PENDUKUNG MENGUTIP `KEMAMPUAN MENJEMBATANI` BLAIR
Tom Kelly, juru bicara Blair saat menjabat sebagai perdana menteri, mengatakan siapa pun yang mencari tokoh yang populer di Timur Tengah akan "mencarinya dalam waktu yang sangat, sangat lama", tetapi Blair memiliki kemampuan untuk memahami semua perspektif. dan melukiskan gambaran masa depan yang lebih baik.
Miran Hassan, direktur Dewan Timur Tengah Partai Buruh, yang datang ke Inggris sebagai pengungsi dari Irak pada tahun 1999, mengatakan kepada Reuters bahwa meskipun ia tidak akan populer karena mengatakan hal tersebut, Blair tetap bisa menjadi pilihan yang baik.
"Dia memiliki kemampuan untuk menjembatani hubungan diplomatik di tingkat yang sangat senior di mana keputusan dapat dibuat," katanya. "Saya pikir itu akan bermanfaat".

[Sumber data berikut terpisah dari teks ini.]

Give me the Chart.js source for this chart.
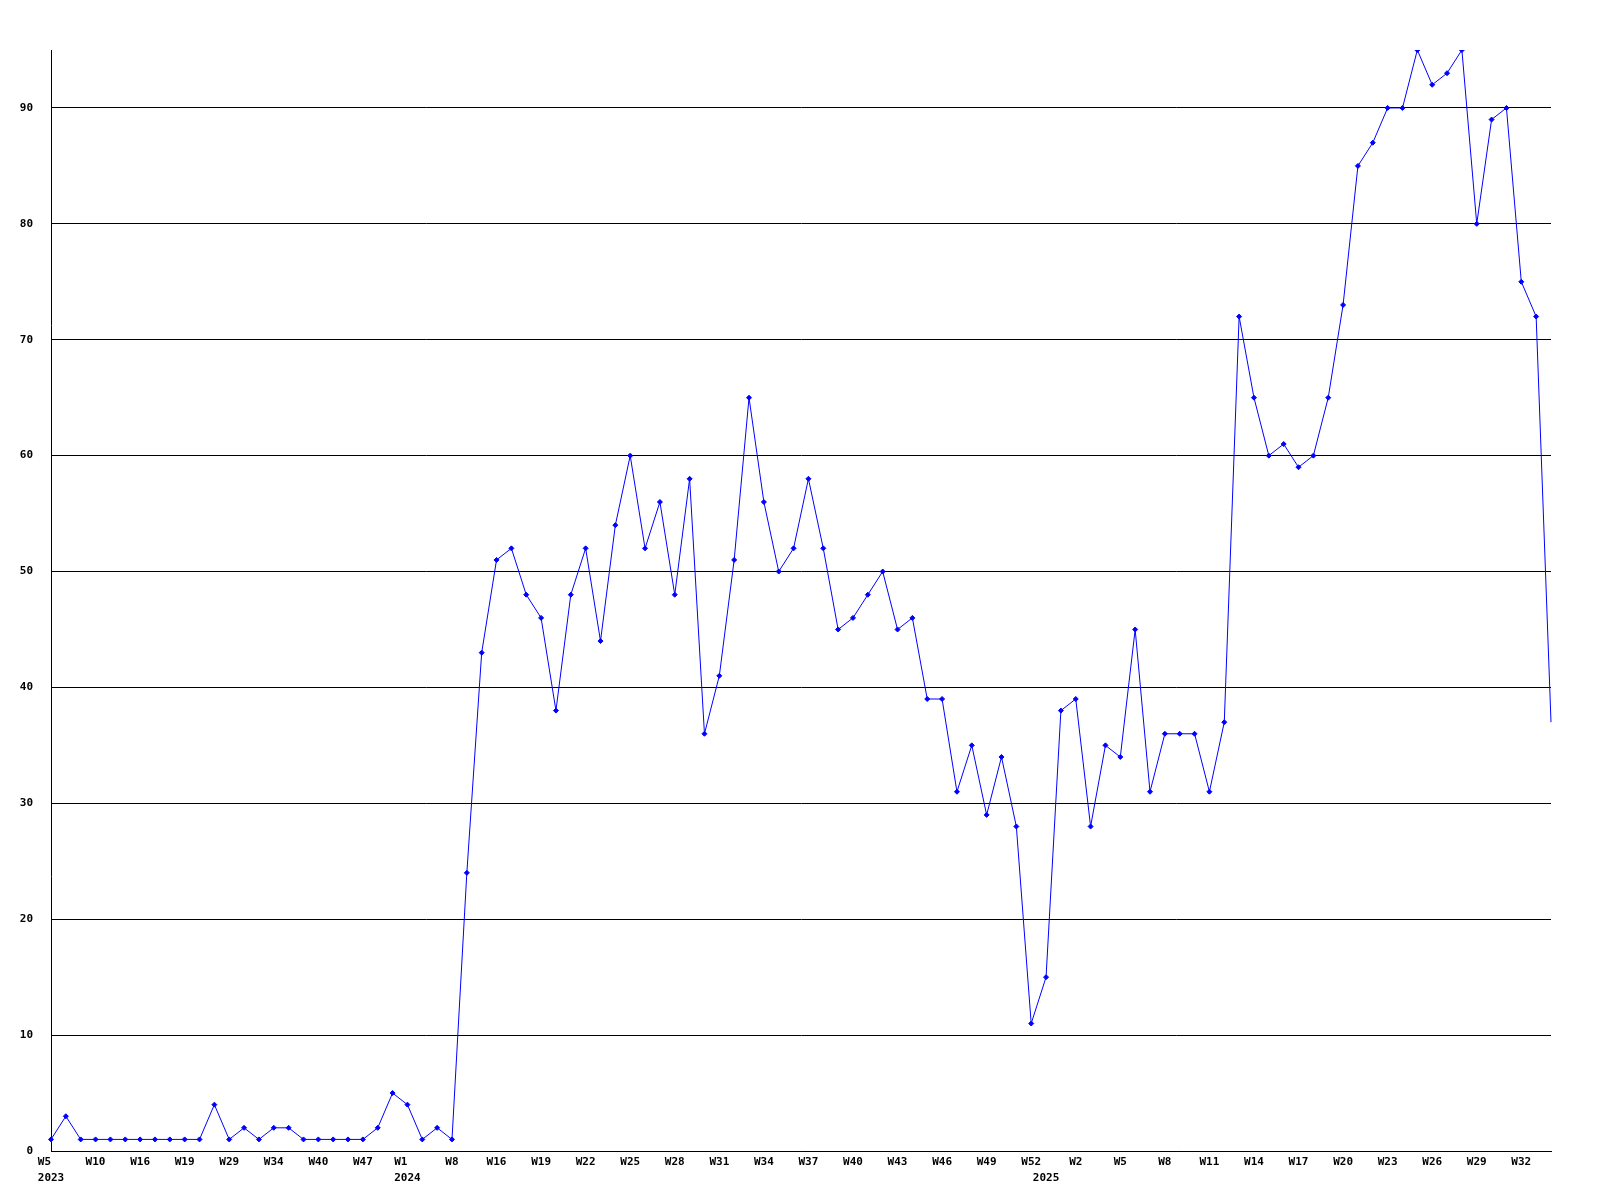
<!DOCTYPE html>
<html>
<head>
<meta charset="utf-8">
<script src="https://cdn.jsdelivr.net/npm/chart.js@4/dist/chart.umd.min.js"></script>
<style>
    html, body { margin: 0; padding: 0; background: #fff; }
    #chart { display: block; }
</style>
</head>
<body>
<canvas id="chart" width="1600" height="1200"></canvas>
<script>
// week labels per data point (only every 3rd is printed on the axis)
const weeks2023 = ['W5', 'W7', 'W8', 'W10', 'W12', 'W14', 'W16', 'W17', 'W18', 'W19', 'W21', 'W25',
    'W29', 'W31', 'W32', 'W34', 'W36', 'W38', 'W40', 'W43', 'W45', 'W47', 'W49', 'W51'];
const weeks2024 = ['W1', 'W3', 'W5', 'W8', 'W10', 'W13',
    'W16', 'W17', 'W18', 'W19', 'W20', 'W21', 'W22', 'W23', 'W24', 'W25', 'W26', 'W27', 'W28',
    'W29', 'W30', 'W31', 'W32', 'W33', 'W34', 'W35', 'W36', 'W37', 'W38', 'W39', 'W40', 'W41',
    'W42', 'W43', 'W44', 'W45', 'W46', 'W47', 'W48', 'W49', 'W50', 'W51', 'W52'];
const weeks2025 = ['W0', 'W1', 'W2', 'W3', 'W4', 'W5', 'W6', 'W7', 'W8', 'W9', 'W10', 'W11',
    'W12', 'W13', 'W14', 'W15', 'W16', 'W17', 'W18', 'W19', 'W20', 'W21', 'W22', 'W23',
    'W24', 'W25', 'W26', 'W27', 'W28', 'W29', 'W30', 'W31', 'W32', 'W33', 'W34'];
const years = ['2023', '2024', '2025'];

const values = [
    1, 3, 1, 1, 1, 1, 1, 1, 1, 1, 1, 4, 1, 2, 1, 2, 2, 1, 1, 1, 1, 1, 2, 5,
    4, 1, 2, 1, 24, 43,
    51, 52, 48, 46, 38, 48, 52, 44, 54, 60, 52, 56, 48, 58, 36, 41, 51, 65, 56, 50,
    52, 58, 52, 45, 46, 48, 50, 45, 46, 39, 39, 31, 35, 29, 34, 28, 11,
    15, 38, 39, 28, 35, 34, 45, 31, 36, 36, 36, 31, 37, 72, 65, 60, 61, 59, 60, 65,
    73, 85, 87, 90, 90, 95, 92, 93, 95, 80, 89, 90, 75, 72, 37
];

const yMin = 0;
const yMax = 95;
const yStep = 10;

const labels = [...weeks2023, ...weeks2024, ...weeks2025];
// index of the first week of each year -> year text under the axis
const yearStart = {};
yearStart[0] = years[0];
yearStart[weeks2023.length] = years[1];
yearStart[weeks2023.length + weeks2024.length] = years[2];

const FONT = { family: '"DejaVu Sans Mono", monospace', size: 11, weight: 'bold', lineHeight: 1.45 };

new Chart(document.getElementById('chart'), {
    type: 'line',
    data: {
        labels: labels,
        datasets: [{
            data: values,
            borderColor: '#0000ff',
            backgroundColor: '#0000ff',
            borderWidth: 1,
            tension: 0,
            pointStyle: 'rectRot',
            pointRadius: values.map((v, i) => i === values.length - 1 ? 0 : 2.5),
            pointBorderWidth: 1,
            pointBorderColor: '#0000ff',
            pointBackgroundColor: '#0000ff'
        }]
    },
    options: {
        responsive: false,
        animation: false,
        devicePixelRatio: 1,
        layout: { padding: { top: 50, right: 49, left: 0, bottom: 0 } },
        plugins: {
            legend: { display: false },
            tooltip: { enabled: false }
        },
        scales: {
            x: {
                type: 'category',
                offset: false,
                grid: { display: false, drawTicks: false },
                border: { display: true, color: '#000', width: 1 },
                afterFit: axis => { axis.height = 49; },
                ticks: {
                    autoSkip: false,
                    maxRotation: 0,
                    minRotation: 0,
                    padding: 3,
                    color: '#000',
                    font: FONT,
                    callback: function (val, i) {
                        const w = i % 3 === 0 ? labels[i] : '';
                        const yr = yearStart[i];
                        if (yr) return [w.padEnd(4, ' '), yr];
                        return w;
                    }
                }
            },
            y: {
                min: yMin,
                max: yMax,
                grid: { color: '#000', lineWidth: 1, drawTicks: false },
                border: { display: true, color: '#000', width: 1 },
                afterFit: axis => { axis.width = 51; },
                ticks: {
                    stepSize: yStep,
                    includeBounds: false,
                    padding: 18,
                    color: '#000',
                    font: FONT
                }
            }
        }
    }
});
</script>
</body>
</html>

Namun, banyak anggota parlemen dan pendukung di partai kiri-tengah yang pernah dipimpin Blair tidak dapat melihat lebih jauh dari peran Blair di Irak.
Kim Johnson, seorang anggota parlemen dari Partai Buruh, mengatakan kepada Reuters bahwa ia menganggap keterlibatan Blair "keterlaluan dan menjijikkan. Dia sama sekali bukan orang yang tepat untuk pekerjaan yang bertujuan untuk menemukan perdamaian."